In a considered Ruling delivered on the 16th of December, 2003 the learned trial Judge said in the penultimate paragraph that: ‘By virtue of Section 251(i) (P) and (r) of the 1999 Constitution, only the Federal High Court has exclusive jurisdiction in Civil Cases and matters pertaining (among other things) to the Administrative action or decision of the Federal Government or any of its agencies.’ And with the above reasoning the learned trial judge ruled that the Lagos High Court lacks jurisdiction to hear the case and struck it out. The plaintiff (as appellant) appealed to the Court of Appeal. The concluding part of the well considered judgment reads: ‘….. In conclusion, I affirm the decision of the lower Court in its Ruling of 16th December, 2003 on the Respondents Motion on Notice. This appeal therefore fails. Each party to bear its costs’.

➥ ISSUE(S)
I. Whether the claimant’s action is caught by the provisions of Section 251 (i) (p) (r) of the 1999 Constitution notwithstanding its commencement in 1988 before the promulgation of the 1999 Constitution?

➥ RESOLUTION(S) OF ISSUES
[APPEAL DISMISSED]

↪️ ISSUE 1: IN RESPONDENT’S FAVOUR.

[THE CENTRAL BANK IS AN AGENT OF THE FEDERAL GOVERNMENT
‘In this appeal it is not in dispute that the respondent, the Central Bank of Nigeria is an agency of the Federal Government. Any lingering doubt of that fact is put to rest by the provisions of Section 39 of the Central Bank of Nigeria Act, Cap 47 Laws of the Federation of Nigeria 1990 which states that the Central Bank may act generally as an agent for the Federal Government or of a State Government. It is thus obvious that the respondent Bank was established as an Agency of the Federal Government. On subject matter of the litigation, the matter must arise from the administration, management and control of the Federal Government or any of its agencies, from the operation and interpretation of the Constitution and from any action or proceedings for a declaration or injunction affecting the validity of any executive or administrative action or decisions by the Federal Government, or any of its agencies.’

THIS SUIT ARISES FROM THE ADMINISTRATION OF THE CBN
‘This suit has to do with the administration or management and control of the Federal Government. The respondent is a Federal agency and the appellant is/was its employee. The termination of the appellant’s appointment is on administrative action by an agency of the Federal Government, the respondent.’
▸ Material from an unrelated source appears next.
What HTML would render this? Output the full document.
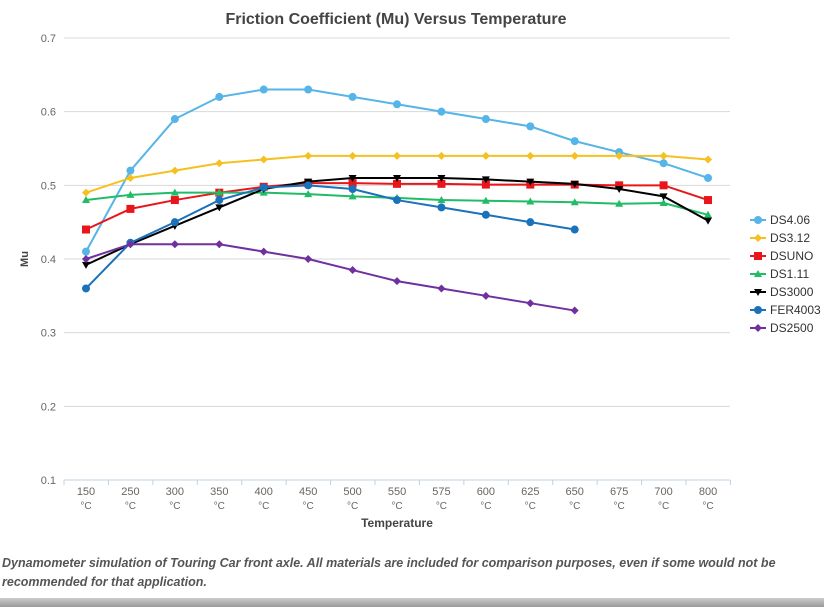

LAW AT THE TIME OF INSTITUTING ACTION GOVERNS JURISDICTION
‘Decree 107 of 1993 denied the State High Court jurisdiction as from 17/11/93 and transferred jurisdiction on the matters in Section 251 of the Constitution to the Federal High Court. As from 17/11/93 the State High Court no longer had jurisdiction. See: Uwaifo v A-G Bendel State 1982 7SC p124: Adah v NYSC 2004 13 NWLR Pt 891 p 639. Jurisdiction of the Court to entertain an action is determined by examining the law conferring Jurisdiction at the time the suit is instituted and trial commences.’

IN THIS CASE, TRIAL OCCURED AFTER THE STATE HIGH COURT NO LONGER HAS JURISDICTION TO GEAR THE CASE
‘In this case the cause of action arose on the 30th of October 1987 when his (appellant’s) appointment was terminated. He sued the respondent on the 7th of July, 1988. The 1st judge to hear the case was Fafiade J. No witnesses were taken before her Lordship retried. The case then came before Olugbani J for the first time on 22nd of January 1991. Trial commenced before Olugbani J. with evidence of the appellant on the 15th of December, 1993. The appellant concluded his evidence on the 8th of October 1996. No witness was taken thereafter. Olugbani J. retired, and so the case came before Lufadeju J. It is clear that the facts in O.H.M.B. v Gabra Supra are different from the facts in this case. The important thing to note is the date, 17/11/93 when the State High Court no longer had jurisdiction to hear the case. In O.H.M.B. v Garba (supra), the cause of action and trial commenced before 17/11/93. In this case the cause of action arose before 17/11/93 but trial commenced before Olugbami J after 17/11/93, i.e. on 15/12/93. Furthermore the proceedings before Olugbami J are of no effect, since the case went before Lufadeju J to start “de novo”. De novo means anew. That is, to start all over again. Anyway one looks at it the facts in O.H.M.B. v Garba supra are different from the facts in this case, and so O.H.M.B. v Garba cannot be followed. If I may add this case was filed in the Lagos High Court on the 7th of July 1988. This year makes it twenty-three years (23 years) since it was filed in court. It was sent to the Court of Lufadeju J in 2002 to start de novo. Lufadeju J has since retired. That is to say for twenty three years not a single witness has been taken. This is a classic case where interlocutory appeals should be discouraged. Counsel ought to have proceeded with the trial before the State High Court and at the end of trial appeal on the substantive case (if the need arises) and include jurisdiction.’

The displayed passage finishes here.